The charge is only as strong as the builder's claim against the developer. The developer may refuse to pay the builder for any number of reasons, such as:

  • defectiveness of the works;
  • the insolvency of the builder amounting to a breach of contract, giving rise to significant loss and damage (typically because the builder cannot complete the works and a new contractor must be retained); or
  • other breaches of contract.

There is no point lodging a charge unless these issues have been carefully analysed and the subcontractor has a realistic basis to expect that the developer is liable to pay money to the builder for the building works.
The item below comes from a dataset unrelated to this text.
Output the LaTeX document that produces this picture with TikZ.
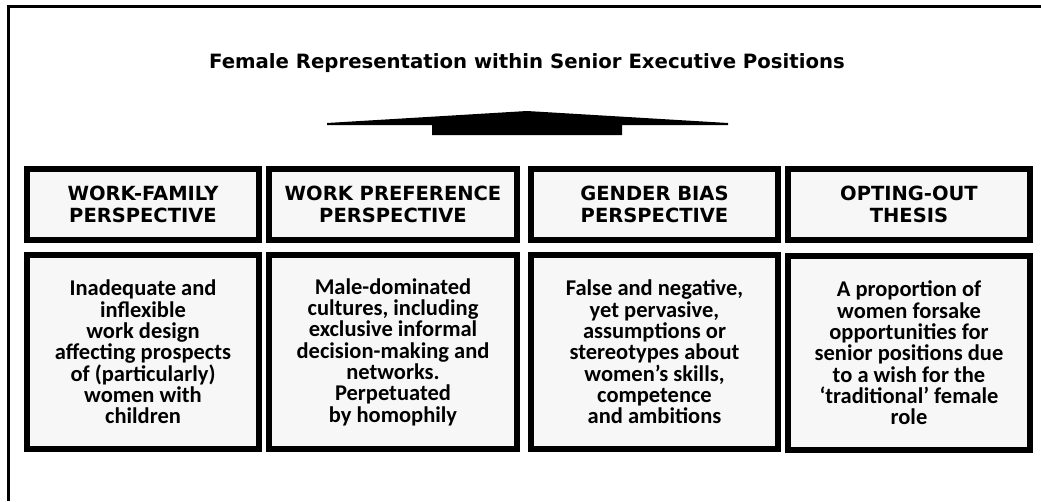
\documentclass[tikz,border=0pt]{standalone}
\usepackage{fontspec}
\setmainfont{DejaVu Sans}
\newfontfamily\bodyfont{Carlito}
\definecolor{boxgray}{HTML}{F7F7F7}

\begin{document}
\begin{tikzpicture}[x=1pt, y=-1pt,
    headbox/.style={draw, line width=6pt, fill=boxgray, minimum height=71pt, inner sep=0pt,
        align=center, font=\bfseries\fontsize{19.5}{22}\selectfont},
    textbox/.style={draw, line width=6pt, fill=boxgray, minimum height=194pt, inner sep=0pt,
        align=center, font=\bodyfont\bfseries\fontsize{22.5}{21.3}\selectfont}]
        \useasboundingbox (0,0) rectangle (1041,501);

        % Frame
        \draw[line width=3pt] (8.5,501) |- (1041,6.5);

        % Title
        \node[anchor=base, font=\bfseries\fontsize{19.7}{22}\selectfont] (title) at (527,68)
            {Female Representation within Senior Executive Positions};

        % Pointer under the title
        \fill (327,123) -- (527,111) -- (728,123) -- (728,125) -- (622,125) -- (622,135)
            -- (432,135) -- (432,125) -- (327,125) -- cycle;

        % Perspectives
        \node[headbox, minimum width=232pt] (h1) at (143,204.5) {WORK-FAMILY\\PERSPECTIVE};
        \node[headbox, minimum width=248pt] (h2) at (393,204.5) {WORK PREFERENCE\\PERSPECTIVE};
        \node[headbox, minimum width=247pt] (h3) at (654.5,204.5) {GENDER BIAS\\PERSPECTIVE};
        \node[headbox, minimum width=242pt] (h4) at (909,204.5) {OPTING-OUT\\THESIS};

        % Explanations
        \node[textbox, minimum width=232pt] (t1) at (143,352) {Inadequate and\\inflexible\\work design\\affecting prospects\\of (particularly)\\women with\\children};
        \node[textbox, minimum width=248pt] (t2) at (393,352) {Male-dominated\\cultures, including\\exclusive informal\\decision-making and\\networks.\\Perpetuated\\by homophily};
        \node[textbox, minimum width=247pt] (t3) at (654.5,352) {False and negative,\\yet pervasive,\\assumptions or\\stereotypes about\\women’s skills,\\competence\\and ambitions};
        \node[textbox, minimum width=242pt] (t4) at (909,353) {A proportion of\\women forsake\\opportunities for\\senior positions due\\to a wish for the\\‘traditional’ female\\role};
    \end{tikzpicture}
\end{document}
In practice, once it accepts liability to pay the builder, the developer will often pay any money to which a charge may attach into Court, as this satisfies its obligations under the Subcontractors' Charges Act. This will excuse the developer from further participation in the litigation. It is then up to the subcontractor to take steps to have the money released to it, and to resolve any dispute with the liquidator or deed administrator.

Other pitfalls

Unfortunately, there are a number of other pitfalls awaiting a subcontractor who has come this far down the rocky road to payment.

First, if the builder is insolvent, there are often other unpaid subcontractors who are equally anxious to be paid - and equally entitled to lodge a charge. If multiple charges are lodged, each subcontractor will share equally in the money in proportion to their claim. In essence, the subcontractors receive a pro rata share of the money payable to the builder in proportion to their debts, and receive no priority for having lodged their charge earlier than other subcontractors.
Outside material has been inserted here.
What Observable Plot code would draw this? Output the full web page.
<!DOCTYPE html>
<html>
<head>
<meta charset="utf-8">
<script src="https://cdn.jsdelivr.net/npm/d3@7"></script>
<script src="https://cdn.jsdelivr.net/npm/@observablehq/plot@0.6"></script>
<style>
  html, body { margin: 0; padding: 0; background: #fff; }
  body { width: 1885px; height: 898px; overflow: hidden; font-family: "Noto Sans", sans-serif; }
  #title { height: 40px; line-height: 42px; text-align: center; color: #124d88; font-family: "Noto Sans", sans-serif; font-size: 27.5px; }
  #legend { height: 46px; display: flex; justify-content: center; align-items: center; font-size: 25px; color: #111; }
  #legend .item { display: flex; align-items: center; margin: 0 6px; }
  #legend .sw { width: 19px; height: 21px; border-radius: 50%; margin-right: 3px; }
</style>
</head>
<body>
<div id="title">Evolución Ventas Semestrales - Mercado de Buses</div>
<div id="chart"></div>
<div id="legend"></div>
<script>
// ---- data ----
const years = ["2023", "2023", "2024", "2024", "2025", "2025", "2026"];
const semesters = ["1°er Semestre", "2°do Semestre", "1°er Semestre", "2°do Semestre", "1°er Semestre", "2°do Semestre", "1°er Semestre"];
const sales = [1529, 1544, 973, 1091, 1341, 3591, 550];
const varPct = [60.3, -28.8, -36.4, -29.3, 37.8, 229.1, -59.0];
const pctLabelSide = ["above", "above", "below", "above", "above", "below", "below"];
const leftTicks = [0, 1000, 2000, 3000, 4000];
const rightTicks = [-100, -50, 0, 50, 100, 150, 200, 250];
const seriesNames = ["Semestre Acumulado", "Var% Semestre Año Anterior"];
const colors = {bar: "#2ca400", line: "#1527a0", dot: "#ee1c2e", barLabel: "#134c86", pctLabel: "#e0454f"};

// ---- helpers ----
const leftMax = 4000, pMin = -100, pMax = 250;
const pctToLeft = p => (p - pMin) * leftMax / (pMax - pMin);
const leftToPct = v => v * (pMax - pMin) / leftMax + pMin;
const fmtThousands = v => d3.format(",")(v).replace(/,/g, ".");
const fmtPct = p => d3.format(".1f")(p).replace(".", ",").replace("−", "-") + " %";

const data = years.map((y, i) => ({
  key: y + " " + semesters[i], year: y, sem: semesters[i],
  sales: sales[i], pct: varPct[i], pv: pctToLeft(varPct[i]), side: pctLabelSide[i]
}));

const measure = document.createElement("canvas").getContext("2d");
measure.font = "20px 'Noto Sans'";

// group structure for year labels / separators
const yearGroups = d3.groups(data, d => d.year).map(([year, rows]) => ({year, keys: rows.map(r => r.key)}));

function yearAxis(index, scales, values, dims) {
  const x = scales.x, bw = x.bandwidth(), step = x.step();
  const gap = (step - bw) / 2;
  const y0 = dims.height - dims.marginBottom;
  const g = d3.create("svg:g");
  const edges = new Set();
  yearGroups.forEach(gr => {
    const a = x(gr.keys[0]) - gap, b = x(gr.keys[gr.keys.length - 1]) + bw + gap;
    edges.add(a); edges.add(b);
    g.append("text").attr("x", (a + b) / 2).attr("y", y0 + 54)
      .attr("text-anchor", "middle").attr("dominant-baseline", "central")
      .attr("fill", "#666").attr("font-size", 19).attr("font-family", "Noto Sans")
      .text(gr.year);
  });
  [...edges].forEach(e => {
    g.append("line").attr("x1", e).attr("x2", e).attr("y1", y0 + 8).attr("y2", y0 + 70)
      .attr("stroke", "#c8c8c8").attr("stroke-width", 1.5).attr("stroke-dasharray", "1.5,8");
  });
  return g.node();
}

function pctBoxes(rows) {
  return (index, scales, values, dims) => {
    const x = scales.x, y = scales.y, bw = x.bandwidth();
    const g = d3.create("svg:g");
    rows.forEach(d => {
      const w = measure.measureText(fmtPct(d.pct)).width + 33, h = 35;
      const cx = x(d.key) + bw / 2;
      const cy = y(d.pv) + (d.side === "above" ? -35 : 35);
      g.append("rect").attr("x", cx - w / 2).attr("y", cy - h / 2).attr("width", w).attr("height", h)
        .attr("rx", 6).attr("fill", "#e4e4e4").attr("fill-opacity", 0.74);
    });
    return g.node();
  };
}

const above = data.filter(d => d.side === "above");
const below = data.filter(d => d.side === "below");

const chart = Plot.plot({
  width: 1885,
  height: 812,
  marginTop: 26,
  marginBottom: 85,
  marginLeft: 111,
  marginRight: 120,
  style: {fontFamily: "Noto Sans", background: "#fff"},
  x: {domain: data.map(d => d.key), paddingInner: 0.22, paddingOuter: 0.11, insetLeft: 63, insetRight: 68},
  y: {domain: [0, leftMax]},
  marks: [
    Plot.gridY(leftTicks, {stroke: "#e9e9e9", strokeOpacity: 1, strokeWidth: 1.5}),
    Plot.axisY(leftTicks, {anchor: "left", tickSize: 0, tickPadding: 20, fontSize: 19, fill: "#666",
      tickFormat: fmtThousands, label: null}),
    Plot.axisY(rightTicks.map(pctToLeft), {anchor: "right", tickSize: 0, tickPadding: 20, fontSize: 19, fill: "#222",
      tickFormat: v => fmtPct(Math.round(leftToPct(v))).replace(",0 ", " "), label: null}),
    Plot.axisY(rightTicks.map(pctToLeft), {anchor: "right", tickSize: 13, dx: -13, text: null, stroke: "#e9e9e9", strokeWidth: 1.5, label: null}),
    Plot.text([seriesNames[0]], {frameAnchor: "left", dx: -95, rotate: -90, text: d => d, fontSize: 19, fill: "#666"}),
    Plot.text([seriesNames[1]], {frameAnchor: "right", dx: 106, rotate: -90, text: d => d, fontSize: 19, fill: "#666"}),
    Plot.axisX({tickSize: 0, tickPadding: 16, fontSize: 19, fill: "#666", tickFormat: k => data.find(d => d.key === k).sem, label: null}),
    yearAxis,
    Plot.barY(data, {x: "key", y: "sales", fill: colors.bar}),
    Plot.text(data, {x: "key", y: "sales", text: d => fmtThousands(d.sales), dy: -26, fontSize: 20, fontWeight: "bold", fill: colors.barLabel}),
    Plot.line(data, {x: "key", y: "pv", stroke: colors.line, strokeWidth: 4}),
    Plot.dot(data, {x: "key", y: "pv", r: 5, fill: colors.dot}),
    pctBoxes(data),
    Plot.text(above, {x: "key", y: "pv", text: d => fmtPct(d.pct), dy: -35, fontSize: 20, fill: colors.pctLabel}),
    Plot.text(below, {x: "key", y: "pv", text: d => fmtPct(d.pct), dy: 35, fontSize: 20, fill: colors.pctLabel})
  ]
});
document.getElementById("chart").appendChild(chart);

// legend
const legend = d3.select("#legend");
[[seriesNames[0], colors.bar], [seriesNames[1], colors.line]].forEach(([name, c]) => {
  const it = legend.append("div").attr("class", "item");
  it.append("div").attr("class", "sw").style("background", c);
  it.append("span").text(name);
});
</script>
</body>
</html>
Second, subcontractors can suffer an unwanted side effect of lodging a proof of debt or voting as a creditor of the builder. In Seventeenth Canute Pty Ltd v Bradley Air Conditioning Pty Ltd (In Liquidation), the Court held that a subcontractor who has a right to assert a charge can forfeit this right if it lodges a proof of debt under a Deed of Company Arrangement, unless it makes it clear that it is only proving for the unsecured portion of its debt. Further, if the subcontractor votes in favour of the Deed of Company Arrangement, it may be taken to have waived its charge.
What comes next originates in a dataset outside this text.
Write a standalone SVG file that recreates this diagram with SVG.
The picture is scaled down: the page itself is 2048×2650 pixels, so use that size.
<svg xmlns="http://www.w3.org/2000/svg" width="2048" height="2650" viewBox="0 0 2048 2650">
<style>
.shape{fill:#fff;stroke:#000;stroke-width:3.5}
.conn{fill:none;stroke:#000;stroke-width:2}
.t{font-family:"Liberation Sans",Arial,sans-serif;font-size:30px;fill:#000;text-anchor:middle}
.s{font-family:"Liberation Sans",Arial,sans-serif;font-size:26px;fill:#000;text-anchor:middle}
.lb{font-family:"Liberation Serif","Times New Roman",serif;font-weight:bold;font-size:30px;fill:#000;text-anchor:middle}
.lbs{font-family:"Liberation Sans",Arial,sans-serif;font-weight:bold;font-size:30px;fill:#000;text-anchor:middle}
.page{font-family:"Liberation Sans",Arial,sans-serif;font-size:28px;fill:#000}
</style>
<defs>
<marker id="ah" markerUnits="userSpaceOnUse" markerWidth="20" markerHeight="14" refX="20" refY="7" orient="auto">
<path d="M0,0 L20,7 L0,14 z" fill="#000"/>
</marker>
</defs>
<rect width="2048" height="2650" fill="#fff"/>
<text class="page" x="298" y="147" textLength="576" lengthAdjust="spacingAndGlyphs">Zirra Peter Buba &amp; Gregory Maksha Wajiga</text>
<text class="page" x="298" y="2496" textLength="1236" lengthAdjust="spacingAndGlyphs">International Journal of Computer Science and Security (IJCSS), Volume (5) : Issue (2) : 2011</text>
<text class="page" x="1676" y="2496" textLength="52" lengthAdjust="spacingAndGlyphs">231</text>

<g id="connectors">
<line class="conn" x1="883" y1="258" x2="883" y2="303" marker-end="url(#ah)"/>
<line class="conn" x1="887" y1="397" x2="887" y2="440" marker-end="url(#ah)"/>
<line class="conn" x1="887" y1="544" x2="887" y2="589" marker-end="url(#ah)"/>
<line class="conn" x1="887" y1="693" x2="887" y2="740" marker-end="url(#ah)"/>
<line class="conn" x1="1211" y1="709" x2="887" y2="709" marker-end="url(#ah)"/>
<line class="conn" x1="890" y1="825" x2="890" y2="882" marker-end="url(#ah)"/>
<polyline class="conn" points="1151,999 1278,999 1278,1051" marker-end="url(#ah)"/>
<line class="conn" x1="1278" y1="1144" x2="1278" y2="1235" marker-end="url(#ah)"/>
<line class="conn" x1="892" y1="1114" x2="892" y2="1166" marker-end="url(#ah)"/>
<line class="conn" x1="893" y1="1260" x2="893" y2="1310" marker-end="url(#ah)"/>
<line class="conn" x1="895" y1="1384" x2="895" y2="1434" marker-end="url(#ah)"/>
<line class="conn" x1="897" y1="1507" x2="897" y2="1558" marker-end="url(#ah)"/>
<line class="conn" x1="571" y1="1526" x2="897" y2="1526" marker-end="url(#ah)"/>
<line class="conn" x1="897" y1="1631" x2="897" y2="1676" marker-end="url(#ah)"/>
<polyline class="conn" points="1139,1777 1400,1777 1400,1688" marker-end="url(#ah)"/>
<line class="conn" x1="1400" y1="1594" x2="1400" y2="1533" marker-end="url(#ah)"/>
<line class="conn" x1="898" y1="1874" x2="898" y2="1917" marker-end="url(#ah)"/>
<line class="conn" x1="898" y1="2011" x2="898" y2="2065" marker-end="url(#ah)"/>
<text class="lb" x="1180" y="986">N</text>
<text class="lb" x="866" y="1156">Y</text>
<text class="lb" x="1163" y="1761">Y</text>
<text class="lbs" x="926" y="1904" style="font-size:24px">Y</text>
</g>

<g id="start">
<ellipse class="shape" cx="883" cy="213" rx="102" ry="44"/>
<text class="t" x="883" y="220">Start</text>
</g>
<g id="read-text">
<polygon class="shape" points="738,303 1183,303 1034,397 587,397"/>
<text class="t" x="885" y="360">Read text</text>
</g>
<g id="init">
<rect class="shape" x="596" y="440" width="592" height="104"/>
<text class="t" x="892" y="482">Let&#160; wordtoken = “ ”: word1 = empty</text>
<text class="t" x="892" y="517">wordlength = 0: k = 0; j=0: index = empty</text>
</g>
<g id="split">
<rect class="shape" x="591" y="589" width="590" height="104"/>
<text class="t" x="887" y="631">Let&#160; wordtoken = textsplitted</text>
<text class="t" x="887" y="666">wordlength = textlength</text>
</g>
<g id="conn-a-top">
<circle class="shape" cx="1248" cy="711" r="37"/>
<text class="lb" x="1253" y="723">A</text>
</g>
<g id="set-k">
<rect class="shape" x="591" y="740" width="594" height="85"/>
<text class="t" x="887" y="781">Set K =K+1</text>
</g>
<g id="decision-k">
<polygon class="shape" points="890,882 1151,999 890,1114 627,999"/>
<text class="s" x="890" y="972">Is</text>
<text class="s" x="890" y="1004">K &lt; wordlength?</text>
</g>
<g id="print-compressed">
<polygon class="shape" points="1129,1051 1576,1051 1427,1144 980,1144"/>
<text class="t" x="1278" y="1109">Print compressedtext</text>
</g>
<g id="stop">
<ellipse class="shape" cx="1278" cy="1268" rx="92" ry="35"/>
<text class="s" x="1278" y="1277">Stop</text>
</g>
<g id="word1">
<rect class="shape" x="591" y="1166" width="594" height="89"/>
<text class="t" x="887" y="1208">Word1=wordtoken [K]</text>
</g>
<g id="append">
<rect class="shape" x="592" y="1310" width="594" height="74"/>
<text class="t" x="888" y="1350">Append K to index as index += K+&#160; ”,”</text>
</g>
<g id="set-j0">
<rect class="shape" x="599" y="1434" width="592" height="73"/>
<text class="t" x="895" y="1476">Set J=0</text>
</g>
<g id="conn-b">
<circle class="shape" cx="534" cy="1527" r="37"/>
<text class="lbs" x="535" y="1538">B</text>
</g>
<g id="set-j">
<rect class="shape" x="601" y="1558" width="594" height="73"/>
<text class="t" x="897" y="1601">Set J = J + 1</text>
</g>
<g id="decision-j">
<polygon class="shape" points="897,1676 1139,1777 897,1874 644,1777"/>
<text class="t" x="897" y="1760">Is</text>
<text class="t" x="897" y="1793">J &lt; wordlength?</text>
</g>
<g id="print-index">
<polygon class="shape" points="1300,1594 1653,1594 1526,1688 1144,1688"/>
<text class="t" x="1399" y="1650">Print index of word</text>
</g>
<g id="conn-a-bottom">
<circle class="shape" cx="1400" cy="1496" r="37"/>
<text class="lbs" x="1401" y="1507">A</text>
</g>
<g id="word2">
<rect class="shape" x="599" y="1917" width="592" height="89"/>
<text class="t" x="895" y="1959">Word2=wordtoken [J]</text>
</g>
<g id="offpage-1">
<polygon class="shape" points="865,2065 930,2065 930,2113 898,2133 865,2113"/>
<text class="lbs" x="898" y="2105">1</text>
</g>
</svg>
Third, a subcontractor who chooses to pursue its claim as a secured creditor of the builder may miss out on benefits that are specifically given to unsecured creditors pursuant to a Deed of Company Arrangement. In Re Stockport (NQ) Pty Ltd, the Court found that subcontractors who had given notice and had not voted in favour of a Deed of Company Arrangement were entitled to enforce the charge, and were not prevented by the deed from realising their securities. However, the Court also held that the subcontractors were not entitled to receive a distribution from the deed fund for any shortfall in the security as they were not "contractor creditors" as provided for in the Deed of Company Arrangement.

A subcontractor who lodges a charge should bear in mind that as a secured creditor, he or she ought to act like one to be treated as one.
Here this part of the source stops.